“These were beautiful wins decided in the endgame,” said Torre in Filipino. “I hope this (streak) will continue.” Feeling refreshed after a long vacation in the United States, Torre is off to his strongest start in years as he took a half-point lead over top seed GM Murtas Kazhgaleyev of Kazakhstan, who drew with Filipino GM Darwin Laylo in the third round before beating GM Susanto Megaranto of Indonesia. Laylo, reigning titlist GM Li Chao of China, GM Mark Paragua and International Masters John Paul Gomez and Julio Catalino Sadorra are also hot in the chase for the $6,000 top prize with 3.0 points.

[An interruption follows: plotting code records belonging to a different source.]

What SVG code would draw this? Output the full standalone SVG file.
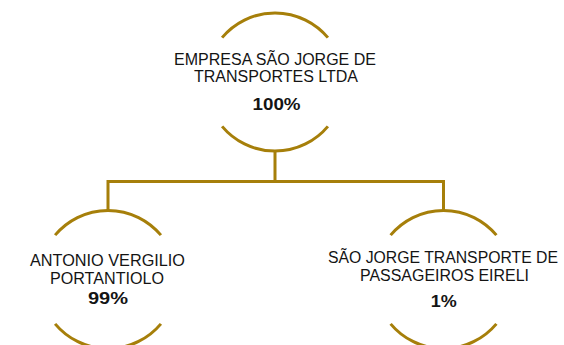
<svg xmlns="http://www.w3.org/2000/svg" width="564" height="345" viewBox="0 0 564 345">
<style>
.ring{fill:none;stroke:#a67f0a;stroke-width:3}
.conn{fill:none;stroke:#a67f0a;stroke-width:3}
.t{font-family:"Liberation Sans",Arial,sans-serif;font-size:16px;fill:#141414;text-anchor:middle}
.p{font-family:"Liberation Sans",Arial,sans-serif;font-size:16px;font-weight:bold;fill:#141414;text-anchor:middle}
</style>
<rect width="564" height="345" fill="#ffffff"/>
<g id="connectors">
<path class="conn" d="M275 151 V181.5 M108 210.5 V181.5 H443.5 V210.5"/>
</g>
<g id="node-empresa">
<path class="ring" d="M222.1 37.6 A69 69 0 0 1 327.9 37.6 M222.1 126.4 A69 69 0 0 0 327.9 126.4"/>
<text class="t" x="275" y="65" textLength="202" lengthAdjust="spacingAndGlyphs">EMPRESA SÃO JORGE DE</text>
<text class="t" x="276" y="82" textLength="164" lengthAdjust="spacingAndGlyphs">TRANSPORTES LTDA</text>
<text class="p" x="276.5" y="110" textLength="48" lengthAdjust="spacingAndGlyphs">100%</text>
</g>
<g id="node-antonio">
<path class="ring" d="M55.1 235.1 A69 69 0 0 1 160.9 235.1 M55.1 323.9 A69 69 0 0 0 160.9 323.9"/>
<text class="t" x="107.5" y="265.5" textLength="155" lengthAdjust="spacingAndGlyphs">ANTONIO VERGILIO</text>
<text class="t" x="107" y="284" textLength="114" lengthAdjust="spacingAndGlyphs">PORTANTIOLO</text>
<text class="p" x="108" y="304" textLength="40" lengthAdjust="spacingAndGlyphs">99%</text>
</g>
<g id="node-saojorge">
<path class="ring" d="M390.6 235.1 A69 69 0 0 1 496.4 235.1 M390.6 323.9 A69 69 0 0 0 496.4 323.9"/>
<text class="t" x="443" y="262.5" textLength="230" lengthAdjust="spacingAndGlyphs">SÃO JORGE TRANSPORTE DE</text>
<text class="t" x="444.5" y="281" textLength="169" lengthAdjust="spacingAndGlyphs">PASSAGEIROS EIRELI</text>
<text class="p" x="443.7" y="306.5" textLength="26" lengthAdjust="spacingAndGlyphs">1%</text>
</g>
</svg>
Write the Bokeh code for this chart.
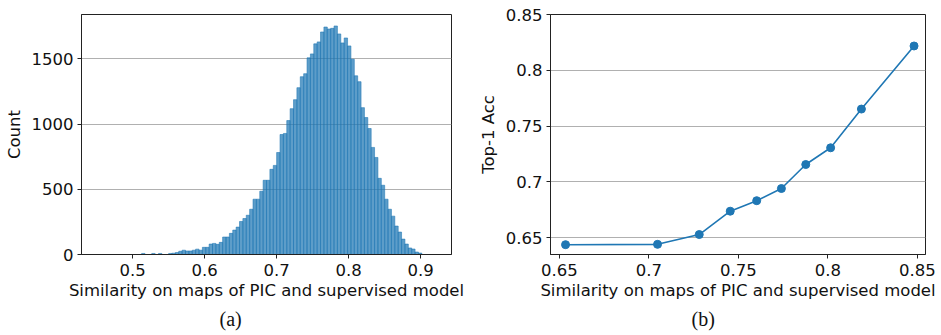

The 19-year-old Li settled for back-to-back draws with Gomez, the three-time national junior champion, and Singaporean GM Zhang Zhong, respectively. Laylo also extracted a draw against third-seeded Georgian GM Mikheil Mchedlishvili in the fourth round to keep abreast with Gomez, who also split the point with No. 4 seed GM Ehsan Ghaem Maghami of Iran. Paragua, spearhead of the RP team to the inaugural World Mind Games in Beijing next month, whipped compatriot Deniel Causo in the fourth round to make up for his defeat to Zhou in the previous round. Asean Grand Prix overall winner Sadorra gained the most by hurdling teener Karl Victor Ochoa and Noel de la Cruz in the third and fourth rounds. Also with three points were Zhang, Ghaem Maghami, Zhou, Mchedlishvili, Li, Wen Yang of China and Weiming Goh of Singapore.
Stunned by Gomez in Round 2 and held to a draw by unheralded Chinese Yang Kaiqi in the next round, GM Wesley So recovered by trouncing Vietnamese Nguyen Van Huy in the fourth round. The 14-year-old So improved to 2.5 points, the same total posted by GMs Jayson Gonzales and Bong Villamayor and IM Richard Bitoon. Gonzales drew his matches with Causo and David Elorta, while Villamayor won over Rhoebel Legaspi and halved the point with Vietnamese GM Nguyen Ngoc Truong Son. Bitoon split the point with Vietnamese Truong Son and Georgian GM Konstantin Shanava. A total of $40,000 is at stake in the nine-round tournament organized by the National Chess Federation of the Philippines headed by Prospero “Butch” Pichay. Prizes have been broken down to the 32nd places, according to NCFP executive director and tournament director Willie Abalos.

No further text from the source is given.